Q:逆回しを利用すると部屋の空気がきれいになる?

一部のSNSでは、「逆回しにすると部屋の空気を吸い込み、換気できる」と紹介されていることがあります。
しかし、扇風機には空気を「吸い込む力」はほとんどありません。空気を押し出すことはできますが、吸引力は弱く、部屋全体の換気にはほとんど寄与しません。

換気の目的であれば、窓を開けて空気の通り道を作る方が圧倒的に効果的です。
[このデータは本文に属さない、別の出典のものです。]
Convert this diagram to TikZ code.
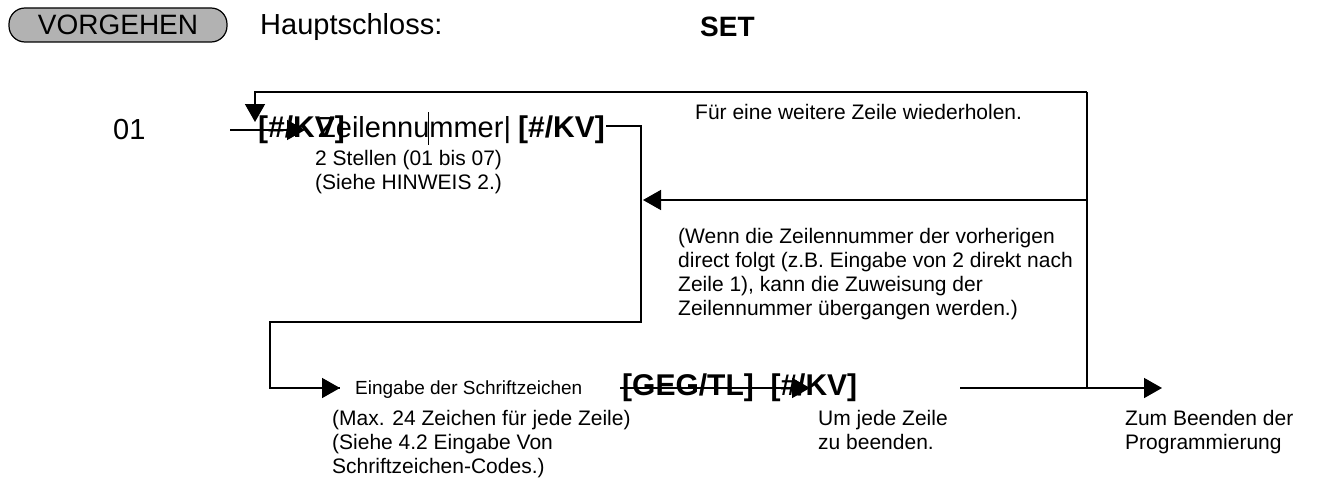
\documentclass[tikz,border=0pt]{standalone}
\usepackage{fontspec}
\setmainfont{Liberation Sans}
\usetikzlibrary{arrows.meta}
\begin{document}
\begin{tikzpicture}[x=1pt,y=-1pt,
  ln/.style={line width=1.6pt},
  arr/.style={-{Triangle[length=18pt,width=20pt]},line width=1.6pt},
  sm/.style={font=\fontsize{21}{24}\selectfont,anchor=north west,inner sep=0pt,align=left},
  bg/.style={font=\fontsize{29}{32}\selectfont,anchor=west,inner sep=0pt},
  bk/.style={font=\fontsize{30}{32}\selectfont\bfseries,anchor=west,inner sep=0pt}]
\useasboundingbox (0,0) rectangle (1340,487);
\node[draw,fill=black!30,rounded corners=16pt,minimum width=218pt,minimum height=34pt,line width=1.2pt,font=\fontsize{28}{30}\selectfont] (vg) at (118,25) {VORGEHEN};
\node[bg] (hs) at (260,27) {Hauptschloss:};
\node[font=\fontsize{28}{30}\selectfont\bfseries,anchor=west,inner sep=0pt] (set) at (700,27) {SET};
\node[bg] (n01) at (113,130) {01};
\coordinate (tl) at (255,92); \coordinate (tr) at (1087,92);
\coordinate (tdown) at (255,122);
\coordinate (ls) at (230,130); \coordinate (le) at (295,130);
\node[bk] (k1) at (258,130) {[\#/KV]};
\node[bg] (zn) at (318,130) {Zeilennummer|};
\draw[line width=1pt] (428,112)--(428,145);
\node[bk] (k2) at (518,130) {[\#/KV]};
\node[sm] (s1) at (315,150) {2 Stellen (01 bis 07)\\(Siehe HINWEIS 2.)};
\node[sm] (w) at (695,104) {Für eine weitere Zeile wiederholen.};
\node[sm] (wn) at (678,228) {(Wenn die Zeilennummer der vorherigen\\direct folgt (z.B. Eingabe von 2 direkt nach\\Zeile 1), kann die Zuweisung der\\Zeilennummer übergangen werden.)};
\draw[ln] (ls)--(le);
\draw[arr] (tr)--(tl)--(tdown);
\draw[arr] (255,130)--(305,130);
\coordinate (r1) at (606,126); \coordinate (r2) at (641,126);
\coordinate (r3) at (641,322); \coordinate (r4) at (270,322);
\coordinate (r5) at (270,388); \coordinate (r6) at (340,388);
\draw[ln] (r1)--(r2)--(r3)--(r4)--(r5)--(r6);
\draw[arr] (300,388)--(340,388);
\coordinate (bb) at (1087,388);
\coordinate (mid) at (1087,200); \coordinate (mend) at (643,200);
\draw[ln] (tr)--(bb);
\draw[arr] (mid)--(mend);
\node[sm,anchor=west,font=\fontsize{19}{22}\selectfont] (e) at (355,390) {Eingabe der Schriftzeichen};
\node[sm] (e2) at (332,410) {(Max. 24 Zeichen für jede Zeile)\\(Siehe 4.2 Eingabe Von\\Schriftzeichen-Codes.)};
\node[bk] (geg) at (622,388) {[GEG/TL]\ \ [\#/KV]};
\draw[ln] (620,388)--(780,388);
\draw[arr] (780,388)--(810,388);
\node[sm] (um) at (818,410) {Um jede Zeile\\zu beenden.};
\draw[ln] (960,388)--(bb);
\draw[arr] (bb)--(1162,388);
\node[sm] (zb) at (1125,410) {Zum Beenden der\\Programmierung};
\end{tikzpicture}
\end{document}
扇風機はその「空気の流れを補助する役割」にとどまります。
たとえば、窓際に扇風機を設置して外に向けて回すと、部屋の中の空気を押し出す効果が得られます。
逆回転にする必要はありません。

逆回転で換気効果を期待するのは、方向性として間違っています。
扇風機は吸い込むより「押し出す」ことでこそ本領を発揮します。

Q:逆回転が使える場面はまったくないの?

実は、ごく一部の環境では逆回転が役に立つケースもあります。たとえば:

  • ・冬場に暖気を天井から引き下ろしたいとき(ただし逆回転対応モデルに限る)
  • ・実験や教育目的で空気の流れを観察するとき
  • ・サーキュレーターで上下の温度差を和らげたいとき

このような場合は、逆回転が有効に働くこともありますが、一般的な家庭用扇風機ではなく、専用の逆回転対応サーキュレーターを使うのが安全で確実です。

特に、冬季に暖房の効率を上げたい場合は、扇風機を上向きに設置し、正回転で天井の空気を押し上げる方法が現実的です。
無理に逆回転させる必要はありません。

つまり、「逆回転=特別な風の効果がある」というよりも、「設計上の機能を正しく理解して使うこと」が最も大切なのです。

最後に、逆回転に関するチェックリストをまとめます。

チェック項目 結論
逆回しで節電できる? ❌ 効率が落ちるため電力はむしろ増加
風の向きは完全に逆になる? ❌ 弱く拡散するだけで明確な逆向きではない
モーターに悪影響は? ⚠️ 長時間使用は寿命を縮める
全ての扇風機で可能? ❌ 一部の専用モデルのみ
実験目的で試すのは? ⭕ 短時間・安全確認のうえでなら可

このように、扇風機の逆回転は「できること」と「やってはいけないこと」が明確に分かれています。
原理を正しく理解して、安全に使うことが何より大切です。